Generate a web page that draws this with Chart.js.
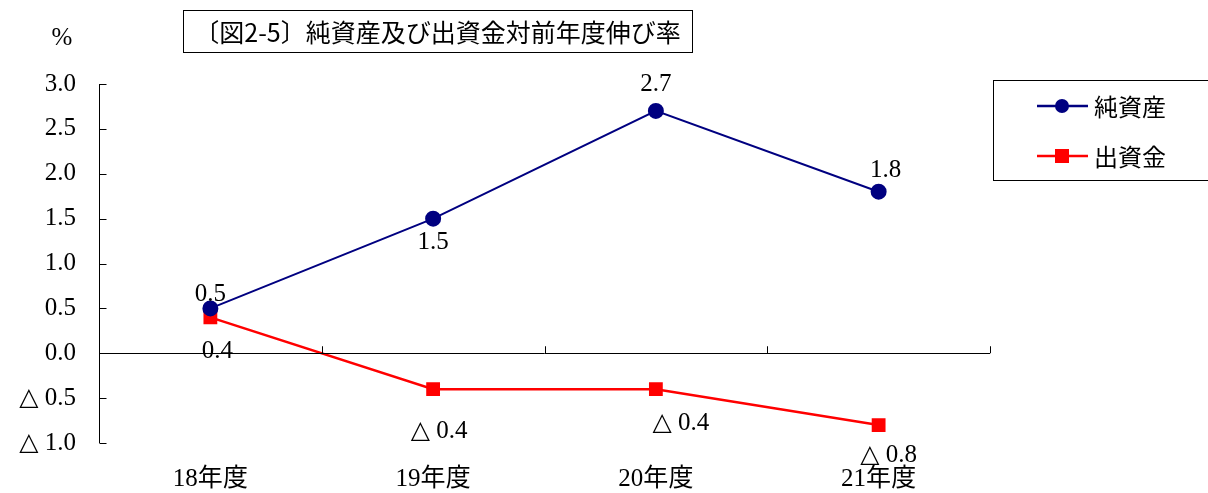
<!DOCTYPE html>
<html><head><meta charset="utf-8">
<script src="https://cdn.jsdelivr.net/npm/chart.js@4.4.0/dist/chart.umd.min.js"></script>
<style>html,body{margin:0;padding:0;background:#fff}#wrap{width:1208px;height:493px;position:relative}</style>
</head><body><div id="wrap"><canvas id="c" width="1208" height="493"></canvas></div>
<script>
const categories = ['18年度','19年度','20年度','21年度'];
const netAssets = [0.5, 1.5, 2.7, 1.8];
const capital = [0.4, -0.4, -0.4, -0.8];
const yTicks = [3.0, 2.5, 2.0, 1.5, 1.0, 0.5, 0.0, -0.5, -1.0];
const titleText = '〔図2-5〕純資産及び出資金対前年度伸び率';
const unitText = '%';
// label offsets (style only)
const netLabelOffsets = [[0,-14],[0,24],[0,-26],[7,-21]];
const capLabelOffsets = [[7,34],[6,42],[25,34],[10,30]];

const SERIF = '"Liberation Serif","DejaVu Serif","Noto Sans CJK JP",serif';
const SANS = '"Noto Sans CJK JP","Noto Sans",sans-serif';
function fmt(v){ return v < 0 ? '△ ' + Math.abs(v).toFixed(1) : v.toFixed(1); }

const decor = {
  id:'decor',
  afterDatasetsDraw(chart){
    const ctx = chart.ctx, x = chart.scales.x, y = chart.scales.y;
    const ca = chart.chartArea;
    ctx.save();
    const y0 = y.getPixelForValue(0);
    ctx.strokeStyle = '#000'; ctx.lineWidth = 1;
    ctx.beginPath(); ctx.moveTo(ca.left, Math.round(y0)+0.5); ctx.lineTo(ca.right, Math.round(y0)+0.5); ctx.stroke();
    for (let i=0;i<categories.length;i++){
      const px = Math.round(x.getPixelForValue(i) + (x.getPixelForValue(1)-x.getPixelForValue(0))/2)+0.5;
      ctx.beginPath(); ctx.moveTo(px, y0); ctx.lineTo(px, y0-7); ctx.stroke();
    }
    const lx = Math.round(ca.left)+0.5;
    ctx.beginPath(); ctx.moveTo(lx, y.getPixelForValue(3)); ctx.lineTo(lx, y.getPixelForValue(-1)); ctx.stroke();
    yTicks.forEach(v=>{ const py = Math.round(y.getPixelForValue(v))+0.5; ctx.beginPath(); ctx.moveTo(lx,py); ctx.lineTo(lx+7,py); ctx.stroke(); });
    ctx.fillStyle = '#000'; ctx.font = '25px ' + SERIF; ctx.textAlign='center'; ctx.textBaseline='middle';
    const m0 = chart.getDatasetMeta(0), m1 = chart.getDatasetMeta(1);
    netAssets.forEach((v,i)=>{ const p = m0.data[i]; ctx.fillText(fmt(v), p.x+netLabelOffsets[i][0], p.y+netLabelOffsets[i][1]); });
    capital.forEach((v,i)=>{ const p = m1.data[i]; ctx.fillText(fmt(v), p.x+capLabelOffsets[i][0], p.y+capLabelOffsets[i][1]); });
    ctx.font = '25px ' + SERIF; ctx.fillText(unitText, 62, 38);
    ctx.font = '25px ' + SANS;
    const tw = ctx.measureText(titleText).width;
    const bx = 183, by = 10, bw = 509, bh = 42;
    ctx.fillStyle='#fff'; ctx.fillRect(bx,by,bw,bh);
    ctx.strokeStyle='#000'; ctx.strokeRect(bx+0.5,by+0.5,bw,bh);
    ctx.fillStyle='#000'; ctx.textAlign='center';
    ctx.save(); ctx.translate(bx+bw/2, by+bh/2+1); const sc = Math.min(1,(bw-12)/tw); ctx.scale(sc,1); ctx.fillText(titleText,0,0); ctx.restore();
    ctx.strokeStyle='#000'; ctx.lineWidth=1;
    ctx.strokeRect(993.5, 80.5, 230, 100);
    const entries = [{t:'純資産',c:'#000080',s:'circle',y:106},{t:'出資金',c:'#ff0000',s:'square',y:156}];
    entries.forEach(e=>{
      ctx.strokeStyle=e.c; ctx.fillStyle=e.c; ctx.lineWidth=2.5;
      ctx.beginPath(); ctx.moveTo(1037,e.y); ctx.lineTo(1088,e.y); ctx.stroke();
      if(e.s==='circle'){ ctx.beginPath(); ctx.arc(1062,e.y,7,0,Math.PI*2); ctx.fill(); }
      else ctx.fillRect(1055,e.y-7,14,14);
      ctx.fillStyle='#000'; ctx.font='24px '+SANS; ctx.textAlign='left'; ctx.fillText(e.t,1094,e.y+1);
    });
    ctx.restore();
  }
};

new Chart(document.getElementById('c'), {
  type:'line',
  data:{ labels:categories, datasets:[
    {label:'純資産', data:netAssets, borderColor:'#000080', backgroundColor:'#000080', borderWidth:2, pointStyle:'circle', pointRadius:7, pointHoverRadius:7, tension:0},
    {label:'出資金', data:capital, borderColor:'#ff0000', backgroundColor:'#ff0000', borderWidth:2.5, pointStyle:'rect', pointRadius:8, pointHoverRadius:8, tension:0}
  ]},
  options:{
    responsive:false, animation:false, devicePixelRatio:1,
    layout:{padding:{left:0,right:218,top:84,bottom:0}},
    plugins:{legend:{display:false}, tooltip:{enabled:false}, title:{display:false}},
    scales:{
      x:{ type:'category', offset:true, grid:{display:false, drawTicks:false}, border:{display:false},
          ticks:{font:{family:SERIF,size:25}, color:'#000', padding:21},
          afterFit(s){ s.height = 50; } },
      y:{ min:-1, max:3, grid:{display:false, drawTicks:false}, border:{display:false},
          ticks:{stepSize:0.5, font:{family:SERIF,size:25}, color:'#000', padding:23, callback:(v)=>fmt(v)},
          afterFit(s){ s.width = 99; } }
    }
  },
  plugins:[decor]
});
</script></body></html>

+ + + +

> [Problem description]: Without the pictures, transcribe the listing above exactly.

> [Reply]:
Generate a web page that draws this with Chart.js.
<!DOCTYPE html>
<html><head><meta charset="utf-8">
<script src="https://cdn.jsdelivr.net/npm/chart.js@4.4.0/dist/chart.umd.min.js"></script>
<style>html,body{margin:0;padding:0;background:#fff}#wrap{width:1208px;height:493px;position:relative}</style>
</head><body><div id="wrap"><canvas id="c" width="1208" height="493"></canvas></div>
<script>
const categories = ['18年度','19年度','20年度','21年度'];
const netAssets = [0.5, 1.5, 2.7, 1.8];
const capital = [0.4, -0.4, -0.4, -0.8];
const yTicks = [3.0, 2.5, 2.0, 1.5, 1.0, 0.5, 0.0, -0.5, -1.0];
const titleText = '〔図2-5〕純資産及び出資金対前年度伸び率';
const unitText = '%';
// label offsets (style only)
const netLabelOffsets = [[0,-14],[0,24],[0,-26],[7,-21]];
const capLabelOffsets = [[7,34],[6,42],[25,34],[10,30]];

const SERIF = '"Liberation Serif","DejaVu Serif","Noto Sans CJK JP",serif';
const SANS = '"Noto Sans CJK JP","Noto Sans",sans-serif';
function fmt(v){ return v < 0 ? '△ ' + Math.abs(v).toFixed(1) : v.toFixed(1); }

const decor = {
  id:'decor',
  afterDatasetsDraw(chart){
    const ctx = chart.ctx, x = chart.scales.x, y = chart.scales.y;
    const ca = chart.chartArea;
    ctx.save();
    const y0 = y.getPixelForValue(0);
    ctx.strokeStyle = '#000'; ctx.lineWidth = 1;
    ctx.beginPath(); ctx.moveTo(ca.left, Math.round(y0)+0.5); ctx.lineTo(ca.right, Math.round(y0)+0.5); ctx.stroke();
    for (let i=0;i<categories.length;i++){
      const px = Math.round(x.getPixelForValue(i) + (x.getPixelForValue(1)-x.getPixelForValue(0))/2)+0.5;
      ctx.beginPath(); ctx.moveTo(px, y0); ctx.lineTo(px, y0-7); ctx.stroke();
    }
    const lx = Math.round(ca.left)+0.5;
    ctx.beginPath(); ctx.moveTo(lx, y.getPixelForValue(3)); ctx.lineTo(lx, y.getPixelForValue(-1)); ctx.stroke();
    yTicks.forEach(v=>{ const py = Math.round(y.getPixelForValue(v))+0.5; ctx.beginPath(); ctx.moveTo(lx,py); ctx.lineTo(lx+7,py); ctx.stroke(); });
    ctx.fillStyle = '#000'; ctx.font = '25px ' + SERIF; ctx.textAlign='center'; ctx.textBaseline='middle';
    const m0 = chart.getDatasetMeta(0), m1 = chart.getDatasetMeta(1);
    netAssets.forEach((v,i)=>{ const p = m0.data[i]; ctx.fillText(fmt(v), p.x+netLabelOffsets[i][0], p.y+netLabelOffsets[i][1]); });
    capital.forEach((v,i)=>{ const p = m1.data[i]; ctx.fillText(fmt(v), p.x+capLabelOffsets[i][0], p.y+capLabelOffsets[i][1]); });
    ctx.font = '25px ' + SERIF; ctx.fillText(unitText, 62, 38);
    ctx.font = '25px ' + SANS;
    const tw = ctx.measureText(titleText).width;
    const bx = 183, by = 10, bw = 509, bh = 42;
    ctx.fillStyle='#fff'; ctx.fillRect(bx,by,bw,bh);
    ctx.strokeStyle='#000'; ctx.strokeRect(bx+0.5,by+0.5,bw,bh);
    ctx.fillStyle='#000'; ctx.textAlign='center';
    ctx.save(); ctx.translate(bx+bw/2, by+bh/2+1); const sc = Math.min(1,(bw-12)/tw); ctx.scale(sc,1); ctx.fillText(titleText,0,0); ctx.restore();
    ctx.strokeStyle='#000'; ctx.lineWidth=1;
    ctx.strokeRect(993.5, 80.5, 230, 100);
    const entries = [{t:'純資産',c:'#000080',s:'circle',y:106},{t:'出資金',c:'#ff0000',s:'square',y:156}];
    entries.forEach(e=>{
      ctx.strokeStyle=e.c; ctx.fillStyle=e.c; ctx.lineWidth=2.5;
      ctx.beginPath(); ctx.moveTo(1037,e.y); ctx.lineTo(1088,e.y); ctx.stroke();
      if(e.s==='circle'){ ctx.beginPath(); ctx.arc(1062,e.y,7,0,Math.PI*2); ctx.fill(); }
      else ctx.fillRect(1055,e.y-7,14,14);
      ctx.fillStyle='#000'; ctx.font='24px '+SANS; ctx.textAlign='left'; ctx.fillText(e.t,1094,e.y+1);
    });
    ctx.restore();
  }
};

new Chart(document.getElementById('c'), {
  type:'line',
  data:{ labels:categories, datasets:[
    {label:'純資産', data:netAssets, borderColor:'#000080', backgroundColor:'#000080', borderWidth:2, pointStyle:'circle', pointRadius:7, pointHoverRadius:7, tension:0},
    {label:'出資金', data:capital, borderColor:'#ff0000', backgroundColor:'#ff0000', borderWidth:2.5, pointStyle:'rect', pointRadius:8, pointHoverRadius:8, tension:0}
  ]},
  options:{
    responsive:false, animation:false, devicePixelRatio:1,
    layout:{padding:{left:0,right:218,top:84,bottom:0}},
    plugins:{legend:{display:false}, tooltip:{enabled:false}, title:{display:false}},
    scales:{
      x:{ type:'category', offset:true, grid:{display:false, drawTicks:false}, border:{display:false},
          ticks:{font:{family:SERIF,size:25}, color:'#000', padding:21},
          afterFit(s){ s.height = 50; } },
      y:{ min:-1, max:3, grid:{display:false, drawTicks:false}, border:{display:false},
          ticks:{stepSize:0.5, font:{family:SERIF,size:25}, color:'#000', padding:23, callback:(v)=>fmt(v)},
          afterFit(s){ s.width = 99; } }
    }
  },
  plugins:[decor]
});
</script></body></html>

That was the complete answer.